There’s a strange thing happening in my house this holiday season. The delightfully tacky, lighted, multi-colored star that has topped my Christmas tree for more than a decade has been blinking. It never used to do that.
But this year, about a week into Christmas tree season (which for us begins the day after Thanksgiving), the thing began to develop a personality. Every night we plug it in to discover what color it’s going to be. Sometimes two colors switch on, sometimes only one. Other times all the colors come on or the star blinks for a while in a seemingly random pattern.

Of course I realize the star must have a short and we need to replace it before our house burns down, but I jokingly said the other day that I thought it must be possessed. And that’s when my nearly thirteen-year-old son said, “Maybe someone from another dimension is trying to tell us something.”
He was making a reference to the Netflix series, Stranger Things, that you either recently binge watched, or you’ve heard your friends talking about how they did. My husband and I fell under the spell of the series shortly after the second season dropped at the end of October this year, when all the cool kids wouldn’t stop talking about it.
In case you’re not familiar with the show, the basic premise is that something has gone wrong at a secretive government lab near a small town in 1980s Indiana, opening up a gate into another dimension. A boy goes mysteriously missing in the first episode. Trapped in the alternate dimension, the boy manages to communicate with his mother through surges in electricity and she eventually figures out that she can paint her walls with the alphabet and string Christmas lights so he can signal words to her. Oh, and the other dimension contains an insatiable, terrifying, virtually indestructible beast that likes to dimension hop and hunt.

I probably don’t have to tell you that it’s scary. Or that it’s not especially Christmas-y. But that hasn’t stopped Christmastime marketing geniuses from taking advantage of its popularity. Among the racks of ugly sweaters this season, you can find one that includes lights strung above crooked letters of the alphabet, with three that really light up to signal: R-U-N.
Yikes! Merry Christmas.
I suppose the concept of scary stories (and marketing genius) at Christmas aren’t particular to 2017. If you turn on the television at any given time in the month of December, I’m pretty sure you can find at least one version of A Christmas Carol to watch, filled with ghosts, and if you’re lucky, Muppets.

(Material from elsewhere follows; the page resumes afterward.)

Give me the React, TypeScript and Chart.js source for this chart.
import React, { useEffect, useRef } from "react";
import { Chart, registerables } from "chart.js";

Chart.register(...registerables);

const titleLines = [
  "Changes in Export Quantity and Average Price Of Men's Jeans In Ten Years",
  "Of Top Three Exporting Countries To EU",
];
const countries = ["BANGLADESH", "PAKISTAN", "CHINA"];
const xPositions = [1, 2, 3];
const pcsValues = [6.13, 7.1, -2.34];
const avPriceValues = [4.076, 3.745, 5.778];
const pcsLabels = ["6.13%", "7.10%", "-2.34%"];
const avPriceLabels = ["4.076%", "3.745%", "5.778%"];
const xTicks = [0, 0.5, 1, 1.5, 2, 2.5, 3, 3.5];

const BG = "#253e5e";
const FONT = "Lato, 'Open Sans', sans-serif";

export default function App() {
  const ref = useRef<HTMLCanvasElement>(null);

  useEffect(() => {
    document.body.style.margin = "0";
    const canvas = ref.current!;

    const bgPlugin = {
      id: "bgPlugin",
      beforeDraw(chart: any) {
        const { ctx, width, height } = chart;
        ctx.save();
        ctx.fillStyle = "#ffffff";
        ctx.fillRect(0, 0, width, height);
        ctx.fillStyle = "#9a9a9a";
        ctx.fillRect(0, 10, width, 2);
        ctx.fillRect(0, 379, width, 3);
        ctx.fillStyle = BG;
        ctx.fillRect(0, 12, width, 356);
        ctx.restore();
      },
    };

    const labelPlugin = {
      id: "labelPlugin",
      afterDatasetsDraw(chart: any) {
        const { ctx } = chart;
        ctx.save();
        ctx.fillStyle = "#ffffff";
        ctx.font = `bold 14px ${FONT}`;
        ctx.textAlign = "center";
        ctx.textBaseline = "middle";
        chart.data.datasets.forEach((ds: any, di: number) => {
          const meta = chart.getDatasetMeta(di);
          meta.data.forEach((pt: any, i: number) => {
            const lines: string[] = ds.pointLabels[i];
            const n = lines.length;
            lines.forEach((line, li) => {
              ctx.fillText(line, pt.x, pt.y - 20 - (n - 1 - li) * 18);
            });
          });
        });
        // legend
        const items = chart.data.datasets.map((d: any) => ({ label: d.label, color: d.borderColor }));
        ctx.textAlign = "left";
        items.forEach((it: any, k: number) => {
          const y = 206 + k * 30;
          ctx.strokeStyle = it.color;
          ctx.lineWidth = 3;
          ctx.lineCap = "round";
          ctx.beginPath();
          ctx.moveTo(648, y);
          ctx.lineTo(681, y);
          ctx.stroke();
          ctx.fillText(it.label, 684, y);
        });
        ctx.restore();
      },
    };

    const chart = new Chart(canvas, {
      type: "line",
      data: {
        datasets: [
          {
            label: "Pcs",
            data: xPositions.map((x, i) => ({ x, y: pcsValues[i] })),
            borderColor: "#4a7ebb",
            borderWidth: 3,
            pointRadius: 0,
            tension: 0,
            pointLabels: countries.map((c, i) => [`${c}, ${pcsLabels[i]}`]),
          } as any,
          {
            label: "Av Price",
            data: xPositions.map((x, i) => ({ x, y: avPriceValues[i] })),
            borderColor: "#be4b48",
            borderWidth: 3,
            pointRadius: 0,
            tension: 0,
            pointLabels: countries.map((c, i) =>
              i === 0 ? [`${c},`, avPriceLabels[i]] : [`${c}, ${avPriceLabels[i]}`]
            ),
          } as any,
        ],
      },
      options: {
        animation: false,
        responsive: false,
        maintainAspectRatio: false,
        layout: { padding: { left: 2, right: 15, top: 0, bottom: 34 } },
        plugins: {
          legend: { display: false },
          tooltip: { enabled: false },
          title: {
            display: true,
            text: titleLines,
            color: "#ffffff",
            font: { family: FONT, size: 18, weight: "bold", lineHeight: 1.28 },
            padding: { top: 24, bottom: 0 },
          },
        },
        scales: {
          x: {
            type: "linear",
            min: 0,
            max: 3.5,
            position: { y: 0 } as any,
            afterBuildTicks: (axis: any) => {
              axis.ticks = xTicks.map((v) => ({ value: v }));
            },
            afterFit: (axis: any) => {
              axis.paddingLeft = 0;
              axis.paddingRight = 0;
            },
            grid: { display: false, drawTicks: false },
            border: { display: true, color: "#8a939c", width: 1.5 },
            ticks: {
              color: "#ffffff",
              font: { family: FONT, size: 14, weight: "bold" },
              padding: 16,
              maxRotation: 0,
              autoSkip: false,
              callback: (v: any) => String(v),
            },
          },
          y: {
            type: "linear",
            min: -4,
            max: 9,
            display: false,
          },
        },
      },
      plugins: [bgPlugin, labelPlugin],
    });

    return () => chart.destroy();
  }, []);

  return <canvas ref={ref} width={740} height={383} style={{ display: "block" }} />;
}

Charles Dickens wrote the original novella in 1843. It took him about six weeks to do it, and his publisher managed to release it December 19th. By Christmas Eve, the first run had sold out.
Dickens was already known as a writer of novels generally published in serial fashion, and with A Christmas Carol, he struck just the right cord with his audience. He rode Victorian surges in both the popularity of frightening stories and in newly imagined secular celebrations of Christmas. He captured people with his project, one that would provide him with a great deal of income through the rest of his life, and in some ways would shape the way Christmas is celebrated even in 2017.

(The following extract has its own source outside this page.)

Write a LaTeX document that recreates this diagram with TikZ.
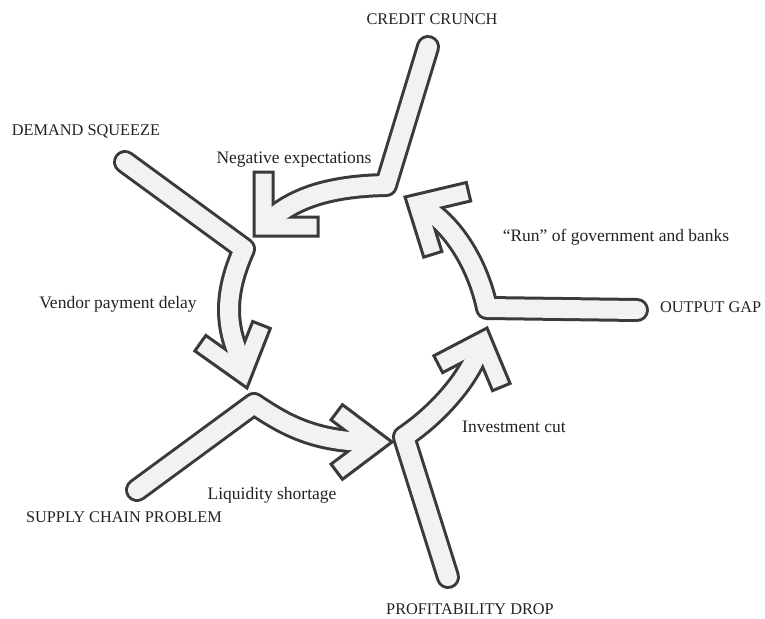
\documentclass[tikz,border=0pt]{standalone}
\usepackage{fontspec}
\setmainfont{Liberation Serif}
\usetikzlibrary{calc}

\definecolor{shaftfill}{HTML}{F1F2F4}
\definecolor{inkline}{HTML}{3A3A3A}
\definecolor{labelink}{HTML}{222222}

\def\armw{19}

\tikzset{
  shaftout/.style={line width=24pt, draw=inkline, line cap=round, line join=round},
  shaftin/.style={line width=18pt, draw=shaftfill, line cap=round, line join=round},
  headshape/.style={fill=shaftfill, draw=inkline, line width=3pt, line join=miter},
  caption/.style={text=labelink, inner sep=0pt},
  stage/.style={caption, font=\fontsize{16.3}{18}\selectfont},
  effect/.style={caption, font=\fontsize{17.5}{19}\selectfont},
}

% chevron head: tip, direction, half opening angle, arm length
\newcommand\chevronhead[4]{%
  \path[headshape]
    (#1)
    -- ($(#1)+({#2+180-#3}:#4)$)
    -- ($(#1)+({#2+180-#3}:#4)+({#2+270-#3}:\armw)$)
    -- ($(#1)+({#2+180}:{\armw/sin(#3)})$)
    -- ($(#1)+({#2+180+#3}:#4)+({#2+90+#3}:\armw)$)
    -- ($(#1)+({#2+180+#3}:#4)$)
    -- cycle;}

\begin{document}
\begin{tikzpicture}[x=1pt, y=-1pt]
\useasboundingbox (0,0) rectangle (765,618);

% labels
\node[stage, anchor=base]  (credit)  at (432,25)  {CREDIT CRUNCH};
\node[stage, anchor=base]  (demand)  at (86,135)  {DEMAND SQUEEZE};
\node[effect, anchor=base] (negexp)  at (294,163) {Negative expectations};
\node[effect, anchor=base] (vendor)  at (118,308) {Vendor payment delay};
\node[effect, anchor=base] (liquid)  at (272,499) {Liquidity shortage};
\node[stage, anchor=base]  (supply)  at (124,522) {SUPPLY CHAIN PROBLEM};
\node[stage, anchor=base]  (profit)  at (470,614) {PROFITABILITY DROP};
\node[stage, anchor=base west]  (outgap) at (660,312) {OUTPUT GAP};
\node[effect, anchor=base] (runbank) at (616,241) {“Run” of government and banks};
\node[effect, anchor=base west] (invest) at (462,432) {Investment cut};

% arrow geometry: start, bend, tip
\coordinate (s1) at (428,47);  \coordinate (b1) at (386,185); \coordinate (t1) at (254,236);
\coordinate (s2) at (125,162); \coordinate (b2) at (244,249); \coordinate (t2) at (247,388);
\coordinate (s3) at (137,490); \coordinate (b3) at (254,404); \coordinate (t3) at (392,442);
\coordinate (s4) at (448,577); \coordinate (b4) at (404,437); \coordinate (t4) at (487,328);
\coordinate (s5) at (637,310); \coordinate (b5) at (487,308); \coordinate (t5) at (405,197);

\coordinate (e1) at ($(t1)+(315:20)$);
\coordinate (e2) at ($(t2)+(253.4:20)$);
\coordinate (e3) at ($(t3)+(180:20)$);
\coordinate (e4) at ($(t4)+(109.9:20)$);
\coordinate (e5) at ($(t5)+(29.7:20)$);

% credit crunch -> negative expectations
\draw[shaftout] (s1) -- (b1) .. controls (335,186) and (295,196) .. (e1);
\chevronhead{t1}{135}{45}{64}
\draw[shaftin]  (s1) -- (b1) .. controls (335,186) and (295,196) .. (e1);

% demand squeeze -> vendor payment delay
\draw[shaftout] (s2) -- (b2) .. controls (228,285) and (224,315) .. (236,348) -- (e2);
\chevronhead{t2}{73.4}{38}{64}
\draw[shaftin]  (s2) -- (b2) .. controls (228,285) and (224,315) .. (236,348) -- (e2);

% supply chain problem -> liquidity shortage
\draw[shaftout] (s3) -- (b3) .. controls (285,425) and (315,442) .. (e3);
\chevronhead{t3}{0}{37}{62}
\draw[shaftin]  (s3) -- (b3) .. controls (285,425) and (315,442) .. (e3);

% profitability drop -> investment cut
\draw[shaftout] (s4) -- (b4) .. controls (432,418) and (466,385) .. (e4);
\chevronhead{t4}{-70.1}{42.5}{60}
\draw[shaftin]  (s4) -- (b4) .. controls (432,418) and (466,385) .. (e4);

% output gap -> run of government and banks
\draw[shaftout] (s5) -- (b5) .. controls (478,265) and (453,224) .. (e5);
\chevronhead{t5}{209.7}{43}{63}
\draw[shaftin]  (s5) -- (b5) .. controls (478,265) and (453,224) .. (e5);

\end{tikzpicture}
\end{document}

I did (briefly) attempt to determine just how many adaptations of this Christmas ghost story have been made into movies, television specials, operas, radio plays, sitcom episodes, etc. As you can probably imagine, that’s a hard number to tally and I’m not that dedicated, so let’s just agree it’s somewhere around a whole bunch.

When Dickens wrote his book, it wasn’t exactly a new thing, this telling of ghost stories and scary yarns in wintertime when the nights are long and the cold wind howls through barren trees. Such tales are referenced by playwright Christopher Marlowe in the late 16th century. But it may have been Dickens who so expertly associated the frightening winter tale with the cheery celebration of Christmas.

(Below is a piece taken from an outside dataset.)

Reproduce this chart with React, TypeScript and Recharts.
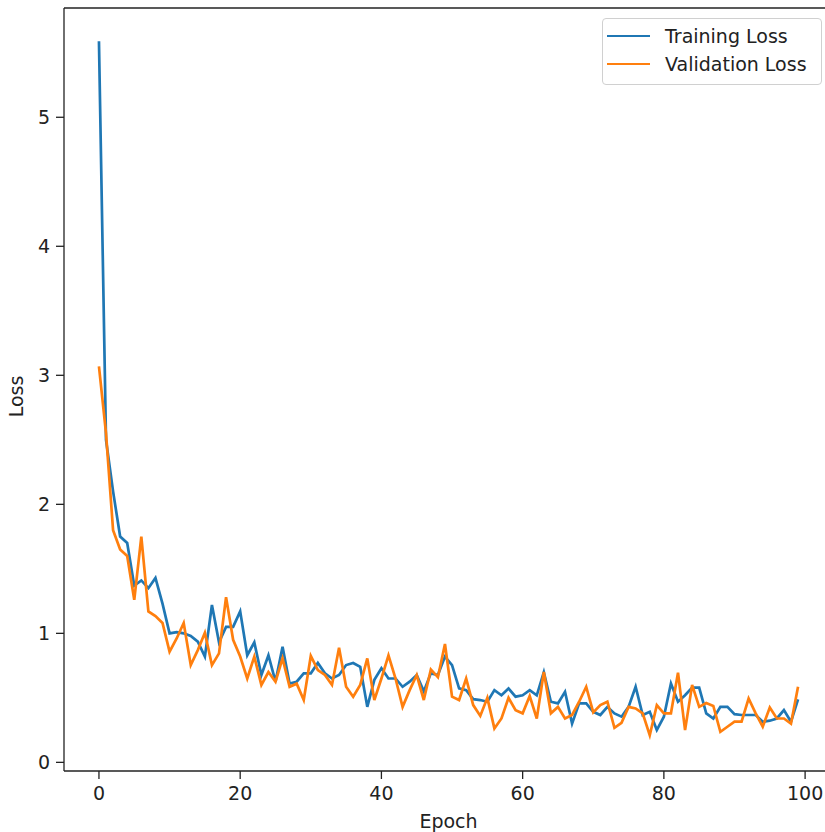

So I am going to choose to believe that it’s not unusual at all that my son is spending time this Christmas season binge-watching Stranger Things, because all the cool kids have been talking about it, and fortunately he’s much less susceptible to nightmares than I am. But I do think I’m going to take a little time out of my busy Christmas schedule to shop for a new, less blinky and more consistent, star for the top of our tree.